Martinet (2014) Travail épistémique

Posture, non ; mais travail épistémique ? oui sûrement (non publié)

Osons ce superlatif incorrect pour indiquer combien un travail épistémique exigeant et rigoureux, mené chemin faisant tout au long du processus de recherche augmente les possibilités d’aller encore plus loin, au-delà (​meta odos​) de ce que permet le seul maniement correct des méthodes de traitement des données empiriques. Ce travail épistémique peut d’abord être perçu comme un travail réflexif sur le corpus de connaissances manipulé. Il est plutôt le fait de chercheurs chevronnés, capables d’embrasser un vaste champ de littérature et d’en faire une lecture et une critique archéo-généalogiques. Mais il n’est pas impossible de s’y livrer dans le cadre d’une recherche doctorale en spécifiant soigneusement un espace-temps sous examen.

De façon plus générale, ce travail épistémique peut être recommandé dans le cadre de toute recherche dès lors que l’on ne se satisfait pas d’annoncer une fois pour toutes, en début de thèse, la « position épistémologique » choisie pour ne plus avoir à y revenir ensuite. Ce travail épistémique peut être assimilé à une volonté de cohérence et de pilotage du processus de recherche de façon à donner, maintenir et évaluer jusqu’à l’achèvement : le sens, les orientations, la cohérence et la synergie, l’efficacité et l’efficience de ce processus… questions et critères qui remplissent et dépassent les critères de rigueur et de pertinence traditionnellement brandis dans les débats académiques. Il s’agit donc d’un travail sur le « design » de la recherche, sur les objets, les concepts, les données, les langages et sur les passagers clandestins qu’ils véhiculent.
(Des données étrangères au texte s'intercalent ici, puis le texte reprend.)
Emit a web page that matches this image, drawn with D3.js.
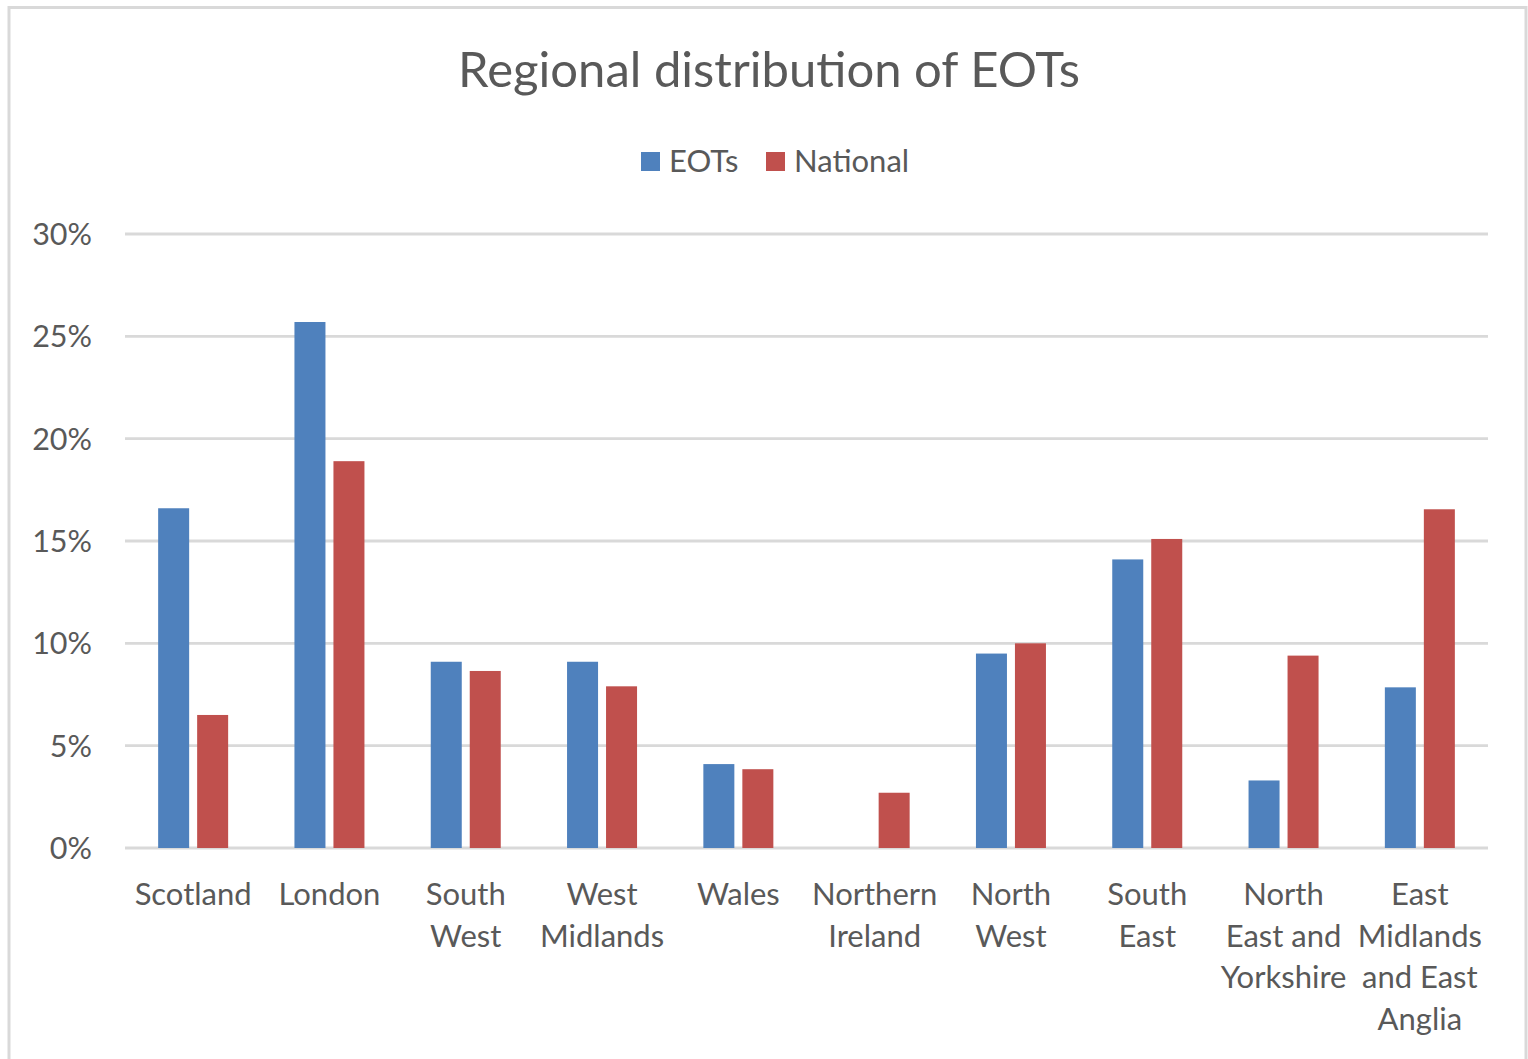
<!DOCTYPE html>
<html>
<head>
<meta charset="utf-8">
<script src="https://cdn.jsdelivr.net/npm/d3@7"></script>
<style>
  html, body { margin: 0; padding: 0; background: #fff; }
  svg { display: block; }
  text { font-family: Lato, "Open Sans", sans-serif; fill: #595959; }
</style>
</head>
<body>
<svg id="chart"></svg>
<script>
// ---- data ----
const regions = [
  "Scotland", "London", "South West", "West Midlands", "Wales",
  "Northern Ireland", "North West", "South East",
  "North East and Yorkshire", "East Midlands and East Anglia"
];
// wrapped tick labels as they appear under the axis
const regionLabels = [
  ["Scotland"], ["London"], ["South", "West"], ["West", "Midlands"], ["Wales"],
  ["Northern", "Ireland"], ["North", "West"], ["South", "East"],
  ["North", "East and", "Yorkshire"], ["East", "Midlands", "and East", "Anglia"]
];
const seriesNames = ["EOTs", "National"];
const eotValues = [16.6, 25.7, 9.1, 9.1, 4.1, 0, 9.5, 14.1, 3.3, 7.85];
const nationalValues = [6.5, 18.9, 8.65, 7.9, 3.85, 2.7, 10.0, 15.1, 9.4, 16.55];
const yTicks = [0, 5, 10, 15, 20, 25, 30];
const colors = { EOTs: "#4F81BD", National: "#C0504D" };

// ---- setup ----
const width = 1528, height = 1059;
const margin = { top: 234, right: 40, bottom: 211, left: 125 };

const svg = d3.select("#chart").attr("width", width).attr("height", height);

svg.append("rect").attr("width", width).attr("height", height).attr("fill", "#fff");
// chart frame (bottom edge falls outside the picture)
svg.append("rect")
  .attr("x", 9).attr("y", 7.5)
  .attr("width", 1517).attr("height", 1100)
  .attr("fill", "none").attr("stroke", "#D9D9D9").attr("stroke-width", 3);

const x0 = d3.scaleBand().domain(regions).range([margin.left, width - margin.right]).padding(0);
const x1 = d3.scaleBand().domain(seriesNames).range([0, 70]).paddingInner(0.205);
const y = d3.scaleLinear().domain([0, 30]).range([height - margin.bottom, margin.top]);

// gridlines
svg.append("g")
  .selectAll("line")
  .data(yTicks)
  .join("line")
  .attr("x1", margin.left).attr("x2", width - margin.right)
  .attr("y1", d => y(d)).attr("y2", d => y(d))
  .attr("stroke", "#D9D9D9").attr("stroke-width", 2.8);

// y tick labels
svg.append("g")
  .selectAll("text")
  .data(yTicks)
  .join("text")
  .attr("x", 92).attr("y", d => y(d) + 11)
  .attr("text-anchor", "end")
  .attr("font-size", 30.5)
  .text(d => d + "%");

// bars
const rows = regions.map((r, i) => ({ region: r, EOTs: eotValues[i], National: nationalValues[i] }));
const groupOffset = (x0.bandwidth() - 70) / 2;

const groups = svg.append("g")
  .selectAll("g")
  .data(rows)
  .join("g")
  .attr("transform", d => `translate(${x0(d.region) + groupOffset},0)`);

groups.selectAll("rect")
  .data(d => seriesNames.map(s => ({ key: s, value: d[s] })))
  .join("rect")
  .attr("x", d => x1(d.key))
  .attr("width", x1.bandwidth())
  .attr("y", d => y(d.value))
  .attr("height", d => y(0) - y(d.value))
  .attr("fill", d => colors[d.key]);

// category labels
const catLabels = svg.append("g")
  .selectAll("text")
  .data(regions)
  .join("text")
  .attr("text-anchor", "middle")
  .attr("font-size", 31)
  .attr("x", d => x0(d) + x0.bandwidth() / 2)
  .attr("y", 905);

catLabels.each(function (d, i) {
  const t = d3.select(this);
  regionLabels[i].forEach((line, j) => {
    t.append("tspan")
      .attr("x", x0(d) + x0.bandwidth() / 2)
      .attr("y", 905 + j * 41.7)
      .text(line);
  });
});

// title
svg.append("text")
  .attr("x", 769).attr("y", 87)
  .attr("text-anchor", "middle")
  .attr("font-size", 49)
  .text("Regional distribution of EOTs");

// legend
const legend = svg.append("g").attr("transform", "translate(641,152)");
const legendX = [0, 125];
seriesNames.forEach((s, i) => {
  const g = legend.append("g").attr("transform", `translate(${legendX[i]},0)`);
  g.append("rect").attr("width", 19).attr("height", 19).attr("fill", colors[s]);
  g.append("text").attr("x", 28).attr("y", 20).attr("font-size", 31).text(s);
});
</script>
</body>
</html>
Ce travail permet une ouverture des objets et des projets de recherche comme des cadres épistémologiques, bien au-delà du positivisme régnant et des contraintes excessives et illégitimes qu’il tend à imposer à tous. Comme le dit Michel Serres, d’abord philosophe des sciences, l’épistémologie est un art d’inventer (…)

Ainsi à la connaissance vue comme fin ultime qui justifie l’accumulation a-historique de « résultats » stockables, fournissant une bibliothèque sinon les pièces d’un puzzle dont on espère bien naïvement…ou immodestement…qu’elles finiront par livrer le plan de câblage ultime, facétieusement dissimulé par le Grand Créateur, on peut opposer une connaissance rigoureusement établie mais dont la validité réside dans les schèmes pour l’action qu’elle met au jour, révèle, critique, suggère… Connaissance, modeste, instrumentale, fournissant des jeux de cartes utiles aux acteurs pour se repérer, orienter la conception et le pilotage de leurs activités en plus grande sûreté intellectuelle. S’impose alors la démarche de l’enquête scientifique, au sens de Dewey, où il s’agit d’articuler des situations indéterminées ou magmatiques en forgeant des structures logiques qui potentialisent des actions inédites plutôt que de se cantonner à piocher dans le corpus des hypothèses causales pour les valider sur des données empiriques sans assumer leur inéluctable historicité, soigneusement dissimulée sous le tapis de la généralisation.